• What you should do
Give all the lines below again, exactly, with no pictures.
--- Start Data extract ---
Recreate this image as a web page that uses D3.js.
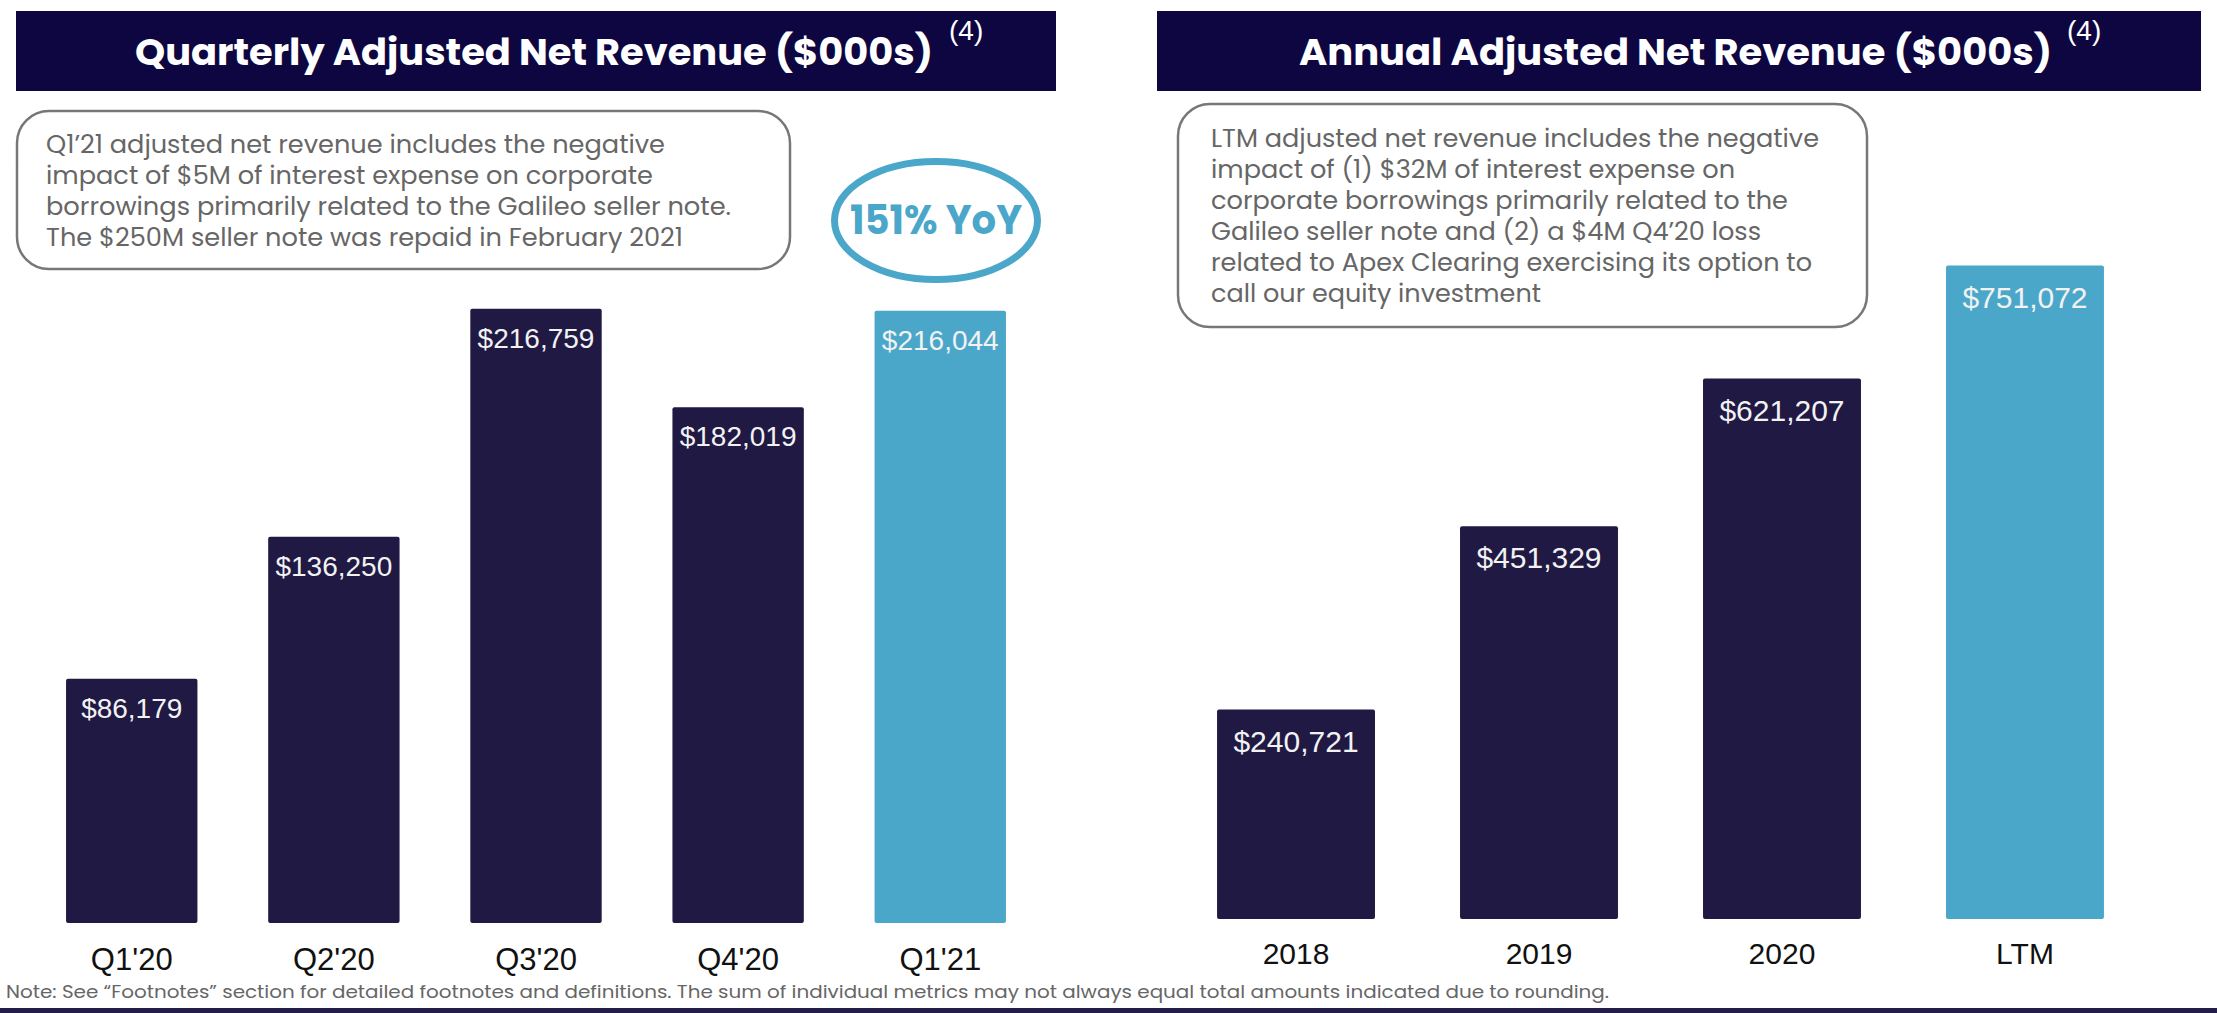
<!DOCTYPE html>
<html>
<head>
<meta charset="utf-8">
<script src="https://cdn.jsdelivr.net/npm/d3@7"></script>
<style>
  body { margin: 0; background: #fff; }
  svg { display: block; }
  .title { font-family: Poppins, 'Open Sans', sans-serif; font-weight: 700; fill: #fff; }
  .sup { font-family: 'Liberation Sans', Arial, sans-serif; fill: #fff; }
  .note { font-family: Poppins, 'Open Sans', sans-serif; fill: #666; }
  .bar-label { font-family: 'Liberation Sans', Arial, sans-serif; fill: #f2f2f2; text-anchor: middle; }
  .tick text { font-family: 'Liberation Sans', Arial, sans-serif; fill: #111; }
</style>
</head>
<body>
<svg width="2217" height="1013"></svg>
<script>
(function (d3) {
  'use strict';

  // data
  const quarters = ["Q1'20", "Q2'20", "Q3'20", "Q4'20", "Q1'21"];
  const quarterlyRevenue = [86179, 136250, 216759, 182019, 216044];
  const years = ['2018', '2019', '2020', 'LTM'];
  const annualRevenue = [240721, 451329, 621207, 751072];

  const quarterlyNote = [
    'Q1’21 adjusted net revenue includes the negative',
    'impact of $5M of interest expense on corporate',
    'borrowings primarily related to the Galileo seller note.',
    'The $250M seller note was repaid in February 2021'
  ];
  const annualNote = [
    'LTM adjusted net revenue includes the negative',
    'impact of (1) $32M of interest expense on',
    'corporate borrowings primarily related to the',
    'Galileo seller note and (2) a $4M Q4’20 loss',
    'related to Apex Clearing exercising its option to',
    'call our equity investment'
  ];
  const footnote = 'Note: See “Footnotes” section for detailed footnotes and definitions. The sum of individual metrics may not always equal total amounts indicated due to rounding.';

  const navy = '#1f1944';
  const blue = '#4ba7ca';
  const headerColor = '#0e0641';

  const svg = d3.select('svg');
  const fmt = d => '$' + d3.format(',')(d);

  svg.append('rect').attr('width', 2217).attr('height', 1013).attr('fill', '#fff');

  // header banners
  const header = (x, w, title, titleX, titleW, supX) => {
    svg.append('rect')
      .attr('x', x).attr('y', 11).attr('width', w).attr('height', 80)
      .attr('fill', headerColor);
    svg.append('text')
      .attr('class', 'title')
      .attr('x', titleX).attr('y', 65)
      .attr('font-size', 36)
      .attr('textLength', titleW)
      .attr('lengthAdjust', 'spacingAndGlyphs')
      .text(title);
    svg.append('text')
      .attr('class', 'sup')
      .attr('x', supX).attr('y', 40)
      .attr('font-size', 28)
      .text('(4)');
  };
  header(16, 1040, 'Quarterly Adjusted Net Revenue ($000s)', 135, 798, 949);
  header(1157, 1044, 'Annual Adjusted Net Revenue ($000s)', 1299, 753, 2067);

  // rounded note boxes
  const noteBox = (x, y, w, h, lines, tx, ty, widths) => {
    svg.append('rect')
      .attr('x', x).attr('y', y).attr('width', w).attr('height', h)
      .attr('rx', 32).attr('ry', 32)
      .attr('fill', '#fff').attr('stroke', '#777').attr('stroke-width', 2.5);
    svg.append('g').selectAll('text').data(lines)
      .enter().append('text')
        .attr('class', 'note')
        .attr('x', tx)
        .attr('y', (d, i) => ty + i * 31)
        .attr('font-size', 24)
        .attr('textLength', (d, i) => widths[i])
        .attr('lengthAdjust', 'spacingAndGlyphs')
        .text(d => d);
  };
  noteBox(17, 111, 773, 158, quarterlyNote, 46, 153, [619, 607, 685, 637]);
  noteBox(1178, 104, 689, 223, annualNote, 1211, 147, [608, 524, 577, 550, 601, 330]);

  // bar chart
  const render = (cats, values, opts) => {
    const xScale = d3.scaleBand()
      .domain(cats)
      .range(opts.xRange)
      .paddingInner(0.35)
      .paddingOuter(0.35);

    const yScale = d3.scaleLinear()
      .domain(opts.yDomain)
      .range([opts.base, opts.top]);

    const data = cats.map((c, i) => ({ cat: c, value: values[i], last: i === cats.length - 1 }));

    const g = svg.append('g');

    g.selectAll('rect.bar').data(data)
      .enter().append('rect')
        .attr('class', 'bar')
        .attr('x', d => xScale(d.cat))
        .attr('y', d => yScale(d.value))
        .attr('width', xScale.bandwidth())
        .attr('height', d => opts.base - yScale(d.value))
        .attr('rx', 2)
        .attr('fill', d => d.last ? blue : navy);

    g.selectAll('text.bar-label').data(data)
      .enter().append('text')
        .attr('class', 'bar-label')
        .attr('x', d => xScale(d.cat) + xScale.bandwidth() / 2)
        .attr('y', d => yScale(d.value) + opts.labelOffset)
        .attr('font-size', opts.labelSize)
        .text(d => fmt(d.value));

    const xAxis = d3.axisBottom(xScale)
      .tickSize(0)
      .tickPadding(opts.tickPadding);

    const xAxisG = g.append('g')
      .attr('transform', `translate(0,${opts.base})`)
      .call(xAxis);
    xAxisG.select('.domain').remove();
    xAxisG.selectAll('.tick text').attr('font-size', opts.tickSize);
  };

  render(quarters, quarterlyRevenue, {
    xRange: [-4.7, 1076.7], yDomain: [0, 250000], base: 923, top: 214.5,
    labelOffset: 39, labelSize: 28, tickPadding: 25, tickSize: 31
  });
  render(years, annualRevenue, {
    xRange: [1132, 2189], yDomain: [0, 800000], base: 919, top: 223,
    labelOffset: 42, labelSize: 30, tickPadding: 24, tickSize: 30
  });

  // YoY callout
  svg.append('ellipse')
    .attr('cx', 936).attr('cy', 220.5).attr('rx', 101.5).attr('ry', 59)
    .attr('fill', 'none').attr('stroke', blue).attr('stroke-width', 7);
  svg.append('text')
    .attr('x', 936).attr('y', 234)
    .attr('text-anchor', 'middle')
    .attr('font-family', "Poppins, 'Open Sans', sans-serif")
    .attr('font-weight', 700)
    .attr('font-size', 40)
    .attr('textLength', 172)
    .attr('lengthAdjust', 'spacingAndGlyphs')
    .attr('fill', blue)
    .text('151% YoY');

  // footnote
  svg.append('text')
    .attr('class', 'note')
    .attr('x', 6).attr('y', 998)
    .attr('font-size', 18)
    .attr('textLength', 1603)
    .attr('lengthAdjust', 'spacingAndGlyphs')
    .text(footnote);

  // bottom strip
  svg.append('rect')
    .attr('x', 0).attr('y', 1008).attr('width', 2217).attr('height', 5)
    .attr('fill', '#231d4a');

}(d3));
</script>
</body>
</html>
--- End Data extract ---
• Reply to the exercise
Recreate this image as a web page that uses D3.js.
<!DOCTYPE html>
<html>
<head>
<meta charset="utf-8">
<script src="https://cdn.jsdelivr.net/npm/d3@7"></script>
<style>
  body { margin: 0; background: #fff; }
  svg { display: block; }
  .title { font-family: Poppins, 'Open Sans', sans-serif; font-weight: 700; fill: #fff; }
  .sup { font-family: 'Liberation Sans', Arial, sans-serif; fill: #fff; }
  .note { font-family: Poppins, 'Open Sans', sans-serif; fill: #666; }
  .bar-label { font-family: 'Liberation Sans', Arial, sans-serif; fill: #f2f2f2; text-anchor: middle; }
  .tick text { font-family: 'Liberation Sans', Arial, sans-serif; fill: #111; }
</style>
</head>
<body>
<svg width="2217" height="1013"></svg>
<script>
(function (d3) {
  'use strict';

  // data
  const quarters = ["Q1'20", "Q2'20", "Q3'20", "Q4'20", "Q1'21"];
  const quarterlyRevenue = [86179, 136250, 216759, 182019, 216044];
  const years = ['2018', '2019', '2020', 'LTM'];
  const annualRevenue = [240721, 451329, 621207, 751072];

  const quarterlyNote = [
    'Q1’21 adjusted net revenue includes the negative',
    'impact of $5M of interest expense on corporate',
    'borrowings primarily related to the Galileo seller note.',
    'The $250M seller note was repaid in February 2021'
  ];
  const annualNote = [
    'LTM adjusted net revenue includes the negative',
    'impact of (1) $32M of interest expense on',
    'corporate borrowings primarily related to the',
    'Galileo seller note and (2) a $4M Q4’20 loss',
    'related to Apex Clearing exercising its option to',
    'call our equity investment'
  ];
  const footnote = 'Note: See “Footnotes” section for detailed footnotes and definitions. The sum of individual metrics may not always equal total amounts indicated due to rounding.';

  const navy = '#1f1944';
  const blue = '#4ba7ca';
  const headerColor = '#0e0641';

  const svg = d3.select('svg');
  const fmt = d => '$' + d3.format(',')(d);

  svg.append('rect').attr('width', 2217).attr('height', 1013).attr('fill', '#fff');

  // header banners
  const header = (x, w, title, titleX, titleW, supX) => {
    svg.append('rect')
      .attr('x', x).attr('y', 11).attr('width', w).attr('height', 80)
      .attr('fill', headerColor);
    svg.append('text')
      .attr('class', 'title')
      .attr('x', titleX).attr('y', 65)
      .attr('font-size', 36)
      .attr('textLength', titleW)
      .attr('lengthAdjust', 'spacingAndGlyphs')
      .text(title);
    svg.append('text')
      .attr('class', 'sup')
      .attr('x', supX).attr('y', 40)
      .attr('font-size', 28)
      .text('(4)');
  };
  header(16, 1040, 'Quarterly Adjusted Net Revenue ($000s)', 135, 798, 949);
  header(1157, 1044, 'Annual Adjusted Net Revenue ($000s)', 1299, 753, 2067);

  // rounded note boxes
  const noteBox = (x, y, w, h, lines, tx, ty, widths) => {
    svg.append('rect')
      .attr('x', x).attr('y', y).attr('width', w).attr('height', h)
      .attr('rx', 32).attr('ry', 32)
      .attr('fill', '#fff').attr('stroke', '#777').attr('stroke-width', 2.5);
    svg.append('g').selectAll('text').data(lines)
      .enter().append('text')
        .attr('class', 'note')
        .attr('x', tx)
        .attr('y', (d, i) => ty + i * 31)
        .attr('font-size', 24)
        .attr('textLength', (d, i) => widths[i])
        .attr('lengthAdjust', 'spacingAndGlyphs')
        .text(d => d);
  };
  noteBox(17, 111, 773, 158, quarterlyNote, 46, 153, [619, 607, 685, 637]);
  noteBox(1178, 104, 689, 223, annualNote, 1211, 147, [608, 524, 577, 550, 601, 330]);

  // bar chart
  const render = (cats, values, opts) => {
    const xScale = d3.scaleBand()
      .domain(cats)
      .range(opts.xRange)
      .paddingInner(0.35)
      .paddingOuter(0.35);

    const yScale = d3.scaleLinear()
      .domain(opts.yDomain)
      .range([opts.base, opts.top]);

    const data = cats.map((c, i) => ({ cat: c, value: values[i], last: i === cats.length - 1 }));

    const g = svg.append('g');

    g.selectAll('rect.bar').data(data)
      .enter().append('rect')
        .attr('class', 'bar')
        .attr('x', d => xScale(d.cat))
        .attr('y', d => yScale(d.value))
        .attr('width', xScale.bandwidth())
        .attr('height', d => opts.base - yScale(d.value))
        .attr('rx', 2)
        .attr('fill', d => d.last ? blue : navy);

    g.selectAll('text.bar-label').data(data)
      .enter().append('text')
        .attr('class', 'bar-label')
        .attr('x', d => xScale(d.cat) + xScale.bandwidth() / 2)
        .attr('y', d => yScale(d.value) + opts.labelOffset)
        .attr('font-size', opts.labelSize)
        .text(d => fmt(d.value));

    const xAxis = d3.axisBottom(xScale)
      .tickSize(0)
      .tickPadding(opts.tickPadding);

    const xAxisG = g.append('g')
      .attr('transform', `translate(0,${opts.base})`)
      .call(xAxis);
    xAxisG.select('.domain').remove();
    xAxisG.selectAll('.tick text').attr('font-size', opts.tickSize);
  };

  render(quarters, quarterlyRevenue, {
    xRange: [-4.7, 1076.7], yDomain: [0, 250000], base: 923, top: 214.5,
    labelOffset: 39, labelSize: 28, tickPadding: 25, tickSize: 31
  });
  render(years, annualRevenue, {
    xRange: [1132, 2189], yDomain: [0, 800000], base: 919, top: 223,
    labelOffset: 42, labelSize: 30, tickPadding: 24, tickSize: 30
  });

  // YoY callout
  svg.append('ellipse')
    .attr('cx', 936).attr('cy', 220.5).attr('rx', 101.5).attr('ry', 59)
    .attr('fill', 'none').attr('stroke', blue).attr('stroke-width', 7);
  svg.append('text')
    .attr('x', 936).attr('y', 234)
    .attr('text-anchor', 'middle')
    .attr('font-family', "Poppins, 'Open Sans', sans-serif")
    .attr('font-weight', 700)
    .attr('font-size', 40)
    .attr('textLength', 172)
    .attr('lengthAdjust', 'spacingAndGlyphs')
    .attr('fill', blue)
    .text('151% YoY');

  // footnote
  svg.append('text')
    .attr('class', 'note')
    .attr('x', 6).attr('y', 998)
    .attr('font-size', 18)
    .attr('textLength', 1603)
    .attr('lengthAdjust', 'spacingAndGlyphs')
    .text(footnote);

  // bottom strip
  svg.append('rect')
    .attr('x', 0).attr('y', 1008).attr('width', 2217).attr('height', 5)
    .attr('fill', '#231d4a');

}(d3));
</script>
</body>
</html>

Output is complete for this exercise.